■ What is being asked: Reproduce exactly, and only, the lines of the material below running from the line bearing "Clone this chart" through the line bearing "const yMajorTicks = [1e2, 1e3, 1e4];". Leave any pictures out.

Rows from a dataset
*-*-*
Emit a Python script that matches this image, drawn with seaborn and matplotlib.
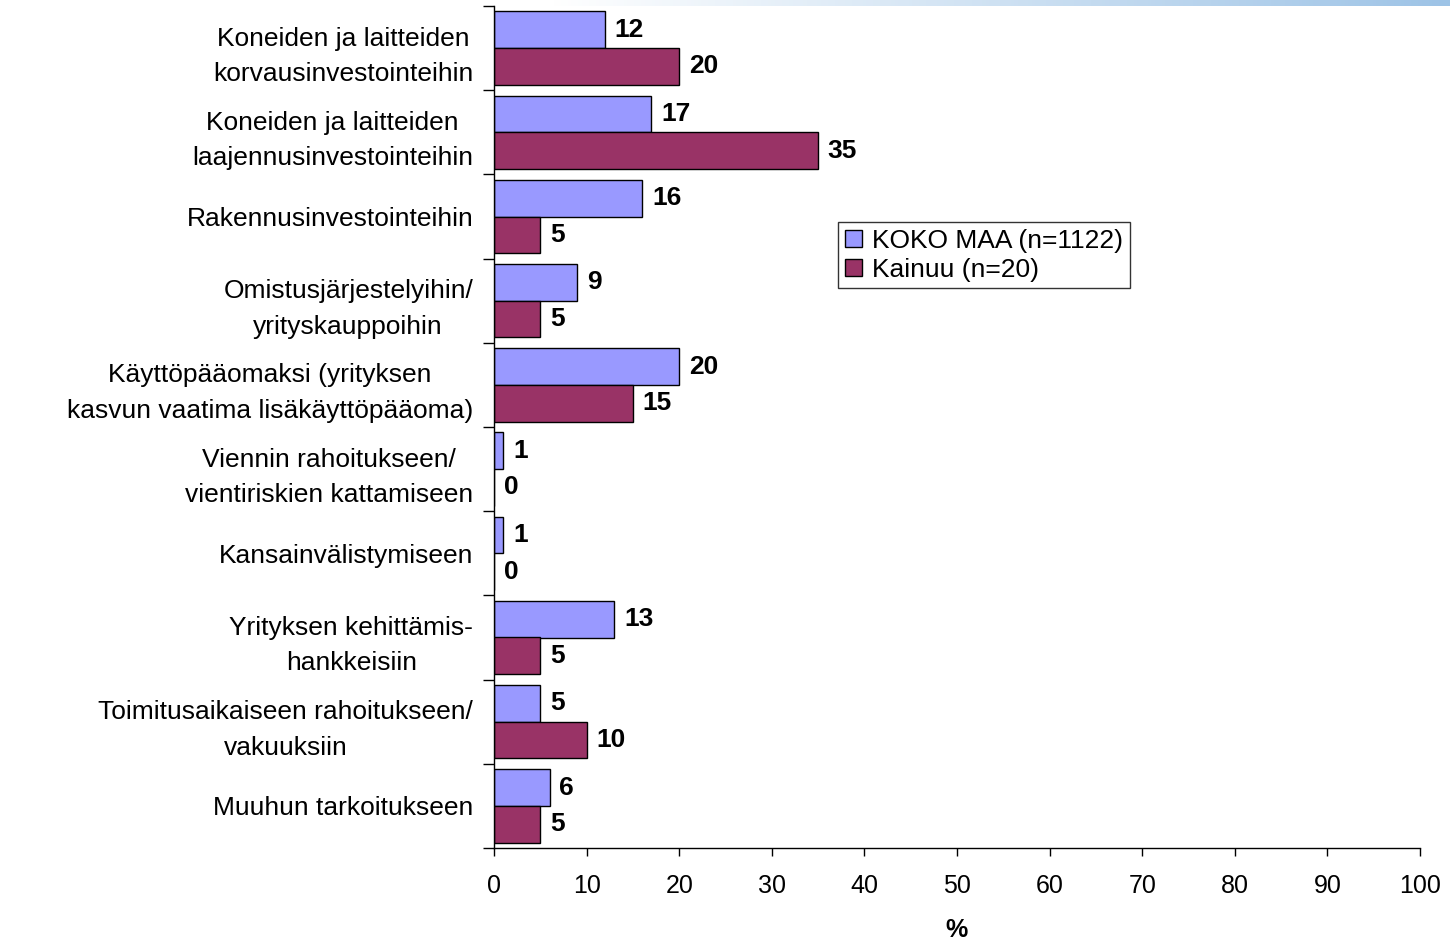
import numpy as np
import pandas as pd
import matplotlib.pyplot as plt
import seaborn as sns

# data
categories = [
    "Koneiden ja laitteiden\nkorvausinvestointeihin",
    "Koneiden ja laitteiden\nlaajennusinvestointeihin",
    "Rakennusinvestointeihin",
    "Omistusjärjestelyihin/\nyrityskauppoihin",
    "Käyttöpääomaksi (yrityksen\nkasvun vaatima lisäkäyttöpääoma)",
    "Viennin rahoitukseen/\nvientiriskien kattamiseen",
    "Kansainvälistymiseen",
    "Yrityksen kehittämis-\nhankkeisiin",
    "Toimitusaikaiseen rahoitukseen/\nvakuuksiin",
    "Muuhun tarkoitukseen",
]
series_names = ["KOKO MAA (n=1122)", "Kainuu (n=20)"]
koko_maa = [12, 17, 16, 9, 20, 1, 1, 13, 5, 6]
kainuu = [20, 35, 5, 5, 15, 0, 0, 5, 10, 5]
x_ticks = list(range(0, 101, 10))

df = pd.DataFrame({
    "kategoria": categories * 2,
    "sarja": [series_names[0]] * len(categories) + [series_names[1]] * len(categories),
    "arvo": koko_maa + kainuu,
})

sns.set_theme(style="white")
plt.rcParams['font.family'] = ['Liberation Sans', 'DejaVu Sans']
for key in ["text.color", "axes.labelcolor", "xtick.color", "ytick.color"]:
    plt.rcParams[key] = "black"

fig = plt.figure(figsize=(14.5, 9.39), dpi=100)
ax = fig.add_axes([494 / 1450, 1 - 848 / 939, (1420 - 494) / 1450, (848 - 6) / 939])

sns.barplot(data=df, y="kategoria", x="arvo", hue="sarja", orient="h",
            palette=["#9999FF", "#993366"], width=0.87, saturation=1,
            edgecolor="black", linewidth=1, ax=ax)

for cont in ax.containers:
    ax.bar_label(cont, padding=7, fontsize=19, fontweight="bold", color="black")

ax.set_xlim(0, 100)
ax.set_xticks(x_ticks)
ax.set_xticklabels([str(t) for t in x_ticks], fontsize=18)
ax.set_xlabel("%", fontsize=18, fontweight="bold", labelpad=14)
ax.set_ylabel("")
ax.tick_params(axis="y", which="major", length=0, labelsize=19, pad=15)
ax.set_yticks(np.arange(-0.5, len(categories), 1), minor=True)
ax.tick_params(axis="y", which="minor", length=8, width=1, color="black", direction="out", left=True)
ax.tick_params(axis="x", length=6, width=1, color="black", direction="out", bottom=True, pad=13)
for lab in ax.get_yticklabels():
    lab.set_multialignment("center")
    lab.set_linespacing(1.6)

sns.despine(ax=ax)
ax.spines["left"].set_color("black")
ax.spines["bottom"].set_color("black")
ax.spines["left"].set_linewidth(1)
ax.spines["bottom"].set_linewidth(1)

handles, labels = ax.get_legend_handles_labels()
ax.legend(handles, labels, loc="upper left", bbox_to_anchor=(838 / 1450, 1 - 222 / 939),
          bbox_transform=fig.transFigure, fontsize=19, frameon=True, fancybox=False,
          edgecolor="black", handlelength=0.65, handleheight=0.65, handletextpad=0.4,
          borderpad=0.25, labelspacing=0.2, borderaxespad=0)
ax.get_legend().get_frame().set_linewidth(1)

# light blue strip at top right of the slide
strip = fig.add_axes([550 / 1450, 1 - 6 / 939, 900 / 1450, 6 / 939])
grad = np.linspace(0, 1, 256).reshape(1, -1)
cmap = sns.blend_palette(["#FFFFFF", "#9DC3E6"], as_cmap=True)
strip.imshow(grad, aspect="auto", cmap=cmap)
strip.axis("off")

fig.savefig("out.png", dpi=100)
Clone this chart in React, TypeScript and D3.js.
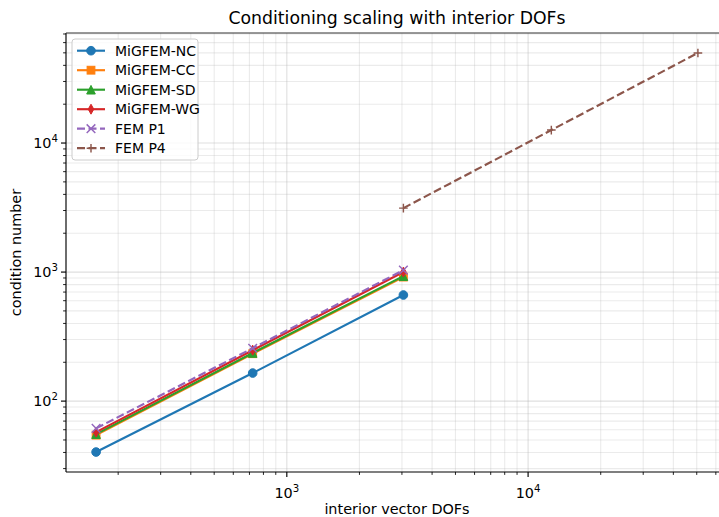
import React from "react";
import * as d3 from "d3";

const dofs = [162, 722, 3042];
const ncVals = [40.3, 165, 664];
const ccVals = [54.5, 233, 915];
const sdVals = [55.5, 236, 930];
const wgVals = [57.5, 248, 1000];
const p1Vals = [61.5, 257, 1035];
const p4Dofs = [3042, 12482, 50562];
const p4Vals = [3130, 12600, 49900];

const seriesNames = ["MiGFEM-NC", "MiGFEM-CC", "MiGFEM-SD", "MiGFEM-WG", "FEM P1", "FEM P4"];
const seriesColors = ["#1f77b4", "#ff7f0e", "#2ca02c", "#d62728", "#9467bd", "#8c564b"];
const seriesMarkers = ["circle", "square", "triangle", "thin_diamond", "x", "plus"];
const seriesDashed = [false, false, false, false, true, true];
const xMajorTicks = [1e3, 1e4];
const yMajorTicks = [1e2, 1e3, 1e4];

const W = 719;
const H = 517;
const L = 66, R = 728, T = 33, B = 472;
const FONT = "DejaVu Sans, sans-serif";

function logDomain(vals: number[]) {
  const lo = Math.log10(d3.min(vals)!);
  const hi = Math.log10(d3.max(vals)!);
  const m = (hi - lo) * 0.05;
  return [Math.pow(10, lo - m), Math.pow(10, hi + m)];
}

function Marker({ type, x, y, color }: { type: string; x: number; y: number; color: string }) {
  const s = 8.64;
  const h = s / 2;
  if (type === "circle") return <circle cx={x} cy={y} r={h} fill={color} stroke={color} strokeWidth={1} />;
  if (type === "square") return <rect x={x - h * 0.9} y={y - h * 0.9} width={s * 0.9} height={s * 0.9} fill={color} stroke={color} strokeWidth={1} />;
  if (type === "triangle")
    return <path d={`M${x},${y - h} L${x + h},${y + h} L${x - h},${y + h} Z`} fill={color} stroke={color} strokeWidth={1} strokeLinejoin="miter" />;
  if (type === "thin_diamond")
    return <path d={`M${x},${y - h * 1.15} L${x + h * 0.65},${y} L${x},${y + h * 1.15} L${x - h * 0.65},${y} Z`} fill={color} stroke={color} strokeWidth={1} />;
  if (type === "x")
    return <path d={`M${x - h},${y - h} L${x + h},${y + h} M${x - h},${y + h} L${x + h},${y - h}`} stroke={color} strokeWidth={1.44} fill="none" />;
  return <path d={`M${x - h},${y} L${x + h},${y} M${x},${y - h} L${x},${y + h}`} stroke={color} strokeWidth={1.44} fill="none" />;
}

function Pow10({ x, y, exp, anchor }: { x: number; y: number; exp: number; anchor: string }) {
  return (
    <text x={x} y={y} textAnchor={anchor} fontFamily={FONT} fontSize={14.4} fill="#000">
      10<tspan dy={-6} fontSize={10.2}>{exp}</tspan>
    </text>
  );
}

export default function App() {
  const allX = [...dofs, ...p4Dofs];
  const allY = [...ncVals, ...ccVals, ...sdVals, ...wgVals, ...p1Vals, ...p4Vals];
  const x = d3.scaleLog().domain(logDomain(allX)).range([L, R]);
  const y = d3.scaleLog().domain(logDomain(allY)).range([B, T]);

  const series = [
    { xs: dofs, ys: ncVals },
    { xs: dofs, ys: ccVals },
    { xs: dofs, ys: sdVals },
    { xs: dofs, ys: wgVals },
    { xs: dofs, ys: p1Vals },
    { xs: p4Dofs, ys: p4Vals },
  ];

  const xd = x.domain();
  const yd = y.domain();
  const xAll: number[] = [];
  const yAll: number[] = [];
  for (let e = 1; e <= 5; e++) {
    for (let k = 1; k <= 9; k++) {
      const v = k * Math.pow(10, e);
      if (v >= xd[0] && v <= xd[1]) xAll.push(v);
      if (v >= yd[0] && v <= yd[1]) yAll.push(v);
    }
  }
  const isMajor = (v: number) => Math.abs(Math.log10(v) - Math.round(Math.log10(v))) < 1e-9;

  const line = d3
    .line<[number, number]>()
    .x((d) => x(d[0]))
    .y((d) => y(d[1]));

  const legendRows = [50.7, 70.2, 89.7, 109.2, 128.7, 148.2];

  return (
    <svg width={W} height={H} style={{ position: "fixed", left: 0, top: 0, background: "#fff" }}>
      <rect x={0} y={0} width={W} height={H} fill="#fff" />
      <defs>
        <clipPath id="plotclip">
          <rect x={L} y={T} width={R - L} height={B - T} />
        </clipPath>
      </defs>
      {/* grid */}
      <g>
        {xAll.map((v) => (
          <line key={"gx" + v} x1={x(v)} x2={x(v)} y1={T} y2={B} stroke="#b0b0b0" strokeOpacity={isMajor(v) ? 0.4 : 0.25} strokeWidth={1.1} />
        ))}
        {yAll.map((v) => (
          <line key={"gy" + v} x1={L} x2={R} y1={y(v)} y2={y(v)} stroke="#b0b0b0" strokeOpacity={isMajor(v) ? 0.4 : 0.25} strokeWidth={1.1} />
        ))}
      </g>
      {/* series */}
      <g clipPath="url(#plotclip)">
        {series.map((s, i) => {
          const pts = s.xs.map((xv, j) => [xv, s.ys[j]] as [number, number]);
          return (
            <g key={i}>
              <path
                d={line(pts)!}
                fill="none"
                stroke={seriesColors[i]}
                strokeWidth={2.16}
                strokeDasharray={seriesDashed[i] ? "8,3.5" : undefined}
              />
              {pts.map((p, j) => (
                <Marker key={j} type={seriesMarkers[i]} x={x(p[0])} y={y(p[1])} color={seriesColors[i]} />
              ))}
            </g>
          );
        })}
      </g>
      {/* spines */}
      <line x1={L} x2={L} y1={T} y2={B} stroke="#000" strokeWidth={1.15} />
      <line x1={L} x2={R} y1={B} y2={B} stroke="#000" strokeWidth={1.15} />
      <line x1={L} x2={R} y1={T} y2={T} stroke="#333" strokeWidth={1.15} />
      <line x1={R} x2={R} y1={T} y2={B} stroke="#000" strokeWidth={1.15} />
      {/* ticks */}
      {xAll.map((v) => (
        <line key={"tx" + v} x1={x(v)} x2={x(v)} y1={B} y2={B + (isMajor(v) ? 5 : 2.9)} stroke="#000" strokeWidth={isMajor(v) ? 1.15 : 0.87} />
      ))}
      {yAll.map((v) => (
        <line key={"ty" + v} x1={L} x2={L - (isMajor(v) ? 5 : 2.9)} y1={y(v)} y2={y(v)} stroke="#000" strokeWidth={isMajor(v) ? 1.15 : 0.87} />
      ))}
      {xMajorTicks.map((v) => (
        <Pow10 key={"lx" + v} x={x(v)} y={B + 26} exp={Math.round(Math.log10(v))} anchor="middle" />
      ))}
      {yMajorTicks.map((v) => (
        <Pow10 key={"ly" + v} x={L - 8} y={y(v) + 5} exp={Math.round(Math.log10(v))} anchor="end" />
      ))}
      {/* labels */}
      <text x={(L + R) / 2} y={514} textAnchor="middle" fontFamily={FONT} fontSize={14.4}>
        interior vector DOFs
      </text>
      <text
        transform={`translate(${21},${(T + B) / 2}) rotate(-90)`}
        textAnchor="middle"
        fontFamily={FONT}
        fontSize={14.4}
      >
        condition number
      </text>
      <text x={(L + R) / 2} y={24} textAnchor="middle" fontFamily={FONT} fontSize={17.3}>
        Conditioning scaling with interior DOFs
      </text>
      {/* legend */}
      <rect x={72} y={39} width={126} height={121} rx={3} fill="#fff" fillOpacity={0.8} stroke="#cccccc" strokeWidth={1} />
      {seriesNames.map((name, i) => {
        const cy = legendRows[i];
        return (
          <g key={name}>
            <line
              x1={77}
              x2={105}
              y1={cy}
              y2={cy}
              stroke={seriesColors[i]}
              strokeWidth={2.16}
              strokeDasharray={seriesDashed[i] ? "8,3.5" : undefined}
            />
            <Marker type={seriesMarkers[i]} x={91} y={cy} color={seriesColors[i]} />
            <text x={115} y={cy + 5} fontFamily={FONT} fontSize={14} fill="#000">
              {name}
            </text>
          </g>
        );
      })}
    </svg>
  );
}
*-*-*
■ Answer to this exercise:
Clone this chart in React, TypeScript and D3.js.
import React from "react";
import * as d3 from "d3";

const dofs = [162, 722, 3042];
const ncVals = [40.3, 165, 664];
const ccVals = [54.5, 233, 915];
const sdVals = [55.5, 236, 930];
const wgVals = [57.5, 248, 1000];
const p1Vals = [61.5, 257, 1035];
const p4Dofs = [3042, 12482, 50562];
const p4Vals = [3130, 12600, 49900];

const seriesNames = ["MiGFEM-NC", "MiGFEM-CC", "MiGFEM-SD", "MiGFEM-WG", "FEM P1", "FEM P4"];
const seriesColors = ["#1f77b4", "#ff7f0e", "#2ca02c", "#d62728", "#9467bd", "#8c564b"];
const seriesMarkers = ["circle", "square", "triangle", "thin_diamond", "x", "plus"];
const seriesDashed = [false, false, false, false, true, true];
const xMajorTicks = [1e3, 1e4];
const yMajorTicks = [1e2, 1e3, 1e4];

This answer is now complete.